Lessons to My High School Self From My 33 Year Old Self

This year marks 15 years since graduating from high school. Here's some retrospective wisdom that High School Me should probably HEAR but certainly wouldn't have followed because, you know, teenagers.
  1. Get a pair of Doc Marten's. Wear the shit out of them. They will look awesome with everything you wear.
    Seriously though... You can pull them off.
  2. You are not "fat."
    And, of course, what you mean by "fat" is ugly. You are not ugly. You have a solid physique that swims the long-distant events at meets, marches through countless hours of band practice, and can hold up a strapless gown like a regal badass bitch. Be kinder to yourself and to others... knocking other bodies won't make you feel any better about yours.
  3. You are NOT just one thing. If you define yourself by the 'one thing,' then you will be lost if it doesn't work out.

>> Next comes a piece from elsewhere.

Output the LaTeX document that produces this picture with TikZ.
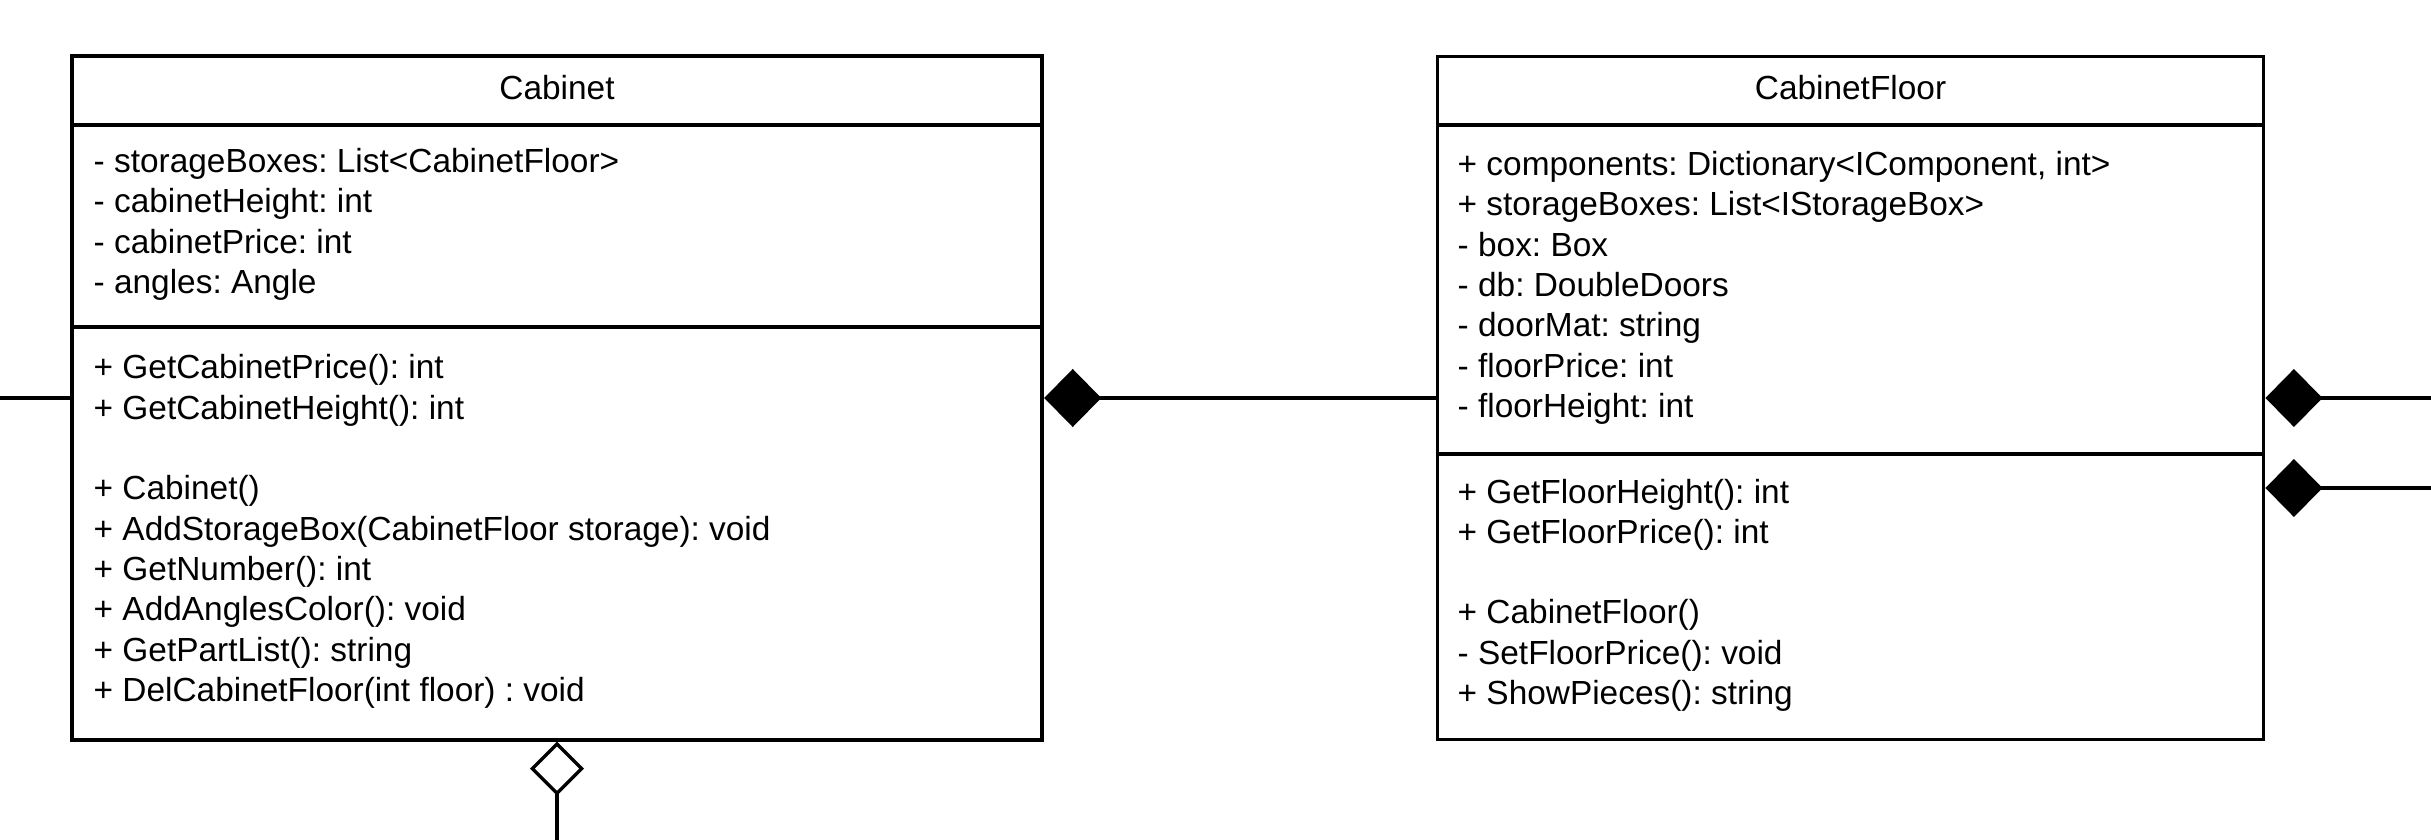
\documentclass[tikz,border=0pt]{standalone}
\usepackage{fontspec}
\setmainfont{Liberation Sans}
\frenchspacing
\usetikzlibrary{arrows.meta}

\tikzset{
  umlbox/.style={draw, line width=1pt, inner sep=0pt, minimum height=6.83cm},
  divider/.style={line width=1pt},
  title/.style={anchor=base, inner sep=0pt, font=\fontsize{9.5}{11.47}\selectfont},
  member/.style={anchor=base west, inner sep=0pt, font=\fontsize{9.5}{11.47}\selectfont},
  link/.style={line width=0.95pt},
  compose/.style={link, arrows={Diamond[length=5.7mm, width=5.8mm]-}},
  aggregate/.style={link, arrows={Diamond[open, fill=white, length=5.4mm, width=5.4mm]-}}
}

\begin{document}
\begin{tikzpicture}[x=0.01cm, y=-0.01cm]

  \useasboundingbox (0,0) rectangle (2431,840);

  % class boxes
  \node[umlbox, minimum width=9.70cm, line width=1.1pt] (cab) at (557,398) {};
  \node[umlbox, minimum width=8.26cm, line width=0.95pt] (floor) at (1850.5,398) {};

  \draw[divider, line width=1.1pt] (cab.west |- 0,125) -- (cab.east |- 0,125);
  \draw[divider, line width=1.1pt] (cab.west |- 0,327) -- (cab.east |- 0,327);
  \draw[divider, line width=0.95pt] (floor.west |- 0,125) -- (floor.east |- 0,125);
  \draw[divider, line width=0.95pt] (floor.west |- 0,454) -- (floor.east |- 0,454);

  \node[title] (cabtitle) at (557,100) {Cabinet};
  \node[title] (floortitle) at (1850.5,100) {CabinetFloor};

  % Cabinet members
  \foreach \txt [count=\i from 0] in {
      - storageBoxes: List<CabinetFloor>,
      - cabinetHeight: int,
      - cabinetPrice: int,
      - angles: Angle}
    \node[member] (cabattr\i) at (93,{172.5+40.33*\i}) {\txt};

  \foreach \row/\txt in {
      0/+ GetCabinetPrice(): int,
      1/+ GetCabinetHeight(): int,
      3/+ Cabinet(),
      4/+ AddStorageBox(CabinetFloor storage): void,
      5/+ GetNumber(): int,
      6/+ AddAnglesColor(): void,
      7/+ GetPartList(): string,
      8/+ DelCabinetFloor(int floor) : void}
    \node[member] (cabop\row) at (93,{379+40.33*\row}) {\txt};

  % CabinetFloor members
  \foreach \txt [count=\i from 0] in {
      {+ components: Dictionary<IComponent, int>},
      + storageBoxes: List<IStorageBox>,
      - box: Box,
      - db: DoubleDoors,
      - doorMat: string,
      - floorPrice: int,
      - floorHeight: int}
    \node[member] (floorattr\i) at (1457,{175.5+40.33*\i}) {\txt};

  \foreach \row/\txt in {
      0/+ GetFloorHeight(): int,
      1/+ GetFloorPrice(): int,
      3/+ CabinetFloor(),
      4/- SetFloorPrice(): void,
      5/+ ShowPieces(): string}
    \node[member] (floorop\row) at (1457,{503+40.33*\row}) {\txt};

  % connectors
  \coordinate (leftend) at (0,398);
  \coordinate (rightend) at (2431,398);
  \coordinate (floorport) at (floor.east |- 0,488);
  \coordinate (rightend2) at (2431,488);
  \coordinate (bottomend) at (cab.south |- 0,840);

  \path (leftend) edge[link] (cab.west)
        (cab.east) edge[compose] (floor.west)
        (floor.east) edge[compose] (rightend)
        (floorport) edge[compose] (rightend2)
        (cab.south) edge[aggregate] (bottomend);

\end{tikzpicture}
\end{document}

    You play the flute and that's cool, but it doesn't define you. Acknowledge your intellect, which you often underestimate because it doesn't fit in the box that you've built up around yourself. Give science and math more of a shot. Listen to your damn lit teacher and write more! Listen to the somewhat nutty art teacher and use a bigger medium for your creativity. You will never just be one thing in life and that is OK.
  4. That boy you date is a tool and it's OK to dump him sooner than you did.
    If you're worried about going to dances alone, glean a date from your brother's herd of loud and obnoxious friends, who you feel comfortable with and love like family. Glean from THEIR friends. Keeping a dude who treats you like an afterthought because you don't want to go to Homecoming by yourself is ridiculous.
  5. Before you open your uninformed squawker about matters of race and inequality, listen first; ask questions, inquire, and read a few things.
    You will alienate people with your non-opinions on matters that you have no personal experience with. Sometimes it's better to just say, "I have no opinion but I'd love to hear yours." You may even make more friends that way.
  6. Those panic attacks that make you feel out-of-control and crazy on a regular basis?
    You will eventually get help for them. They come from a place that's trying to come to terms with a past that was way bigger than anything your child-brain could process. You WILL get help and you are not doing anything wrong just by feeling scared. Be nicer to yourself about that, even when others are not.
  7. It's OK to piss your mom off sometimes
    You've lost out on a lot of fun experiences because of your fear of letting down the adults in your life, who are all flawed in their ways and at times, expect too much of you. Teen years are meant for pushing buttons and experimenting with all of life's offerings. You have a very good sense of what could harm you, so just enjoy everything else that's not going to kill you, impregnate you, or get you locked up.
  8. That boy who got the shit kicked out of him because he wasn't "masculine" enough...
    You were totally in the right for defending him, especially considering the boy you had a crush on played a huge part in all of that and your efforts alienated you for a short time. Your temporary discomfort at defending another human is worth it. You have a good brain in your head. Cherish that.
  9. Do everything in your best power to leave home for college.
    DePaul offered you a liberal arts scholarship for your high grades in literature, as well as your stunning admissions essay, and you turned it down because it wasn't music. You went to an OK school that was more local because you could play music, but the frustrations associated with a faltering interest in your chosen path, combined with stress at home killed your grades and now you're stuck. Next time, go with the option that allows you to move away and be your own person.
  10. GET THE FLAME COLORED PROM DRESS
    You got the pink one because you felt like prom dresses should be pink and princessy. But that strapless hot-orangish iridescent one with red and gold accents and the trailing firey train at your heels made you look like a Phoenix rising from the ashes. You will have a shit time at prom anyway... Might as well look like a man-eater at your last social 'hurrah' and at least be able to say you felt like a goddess instead of lower royalty.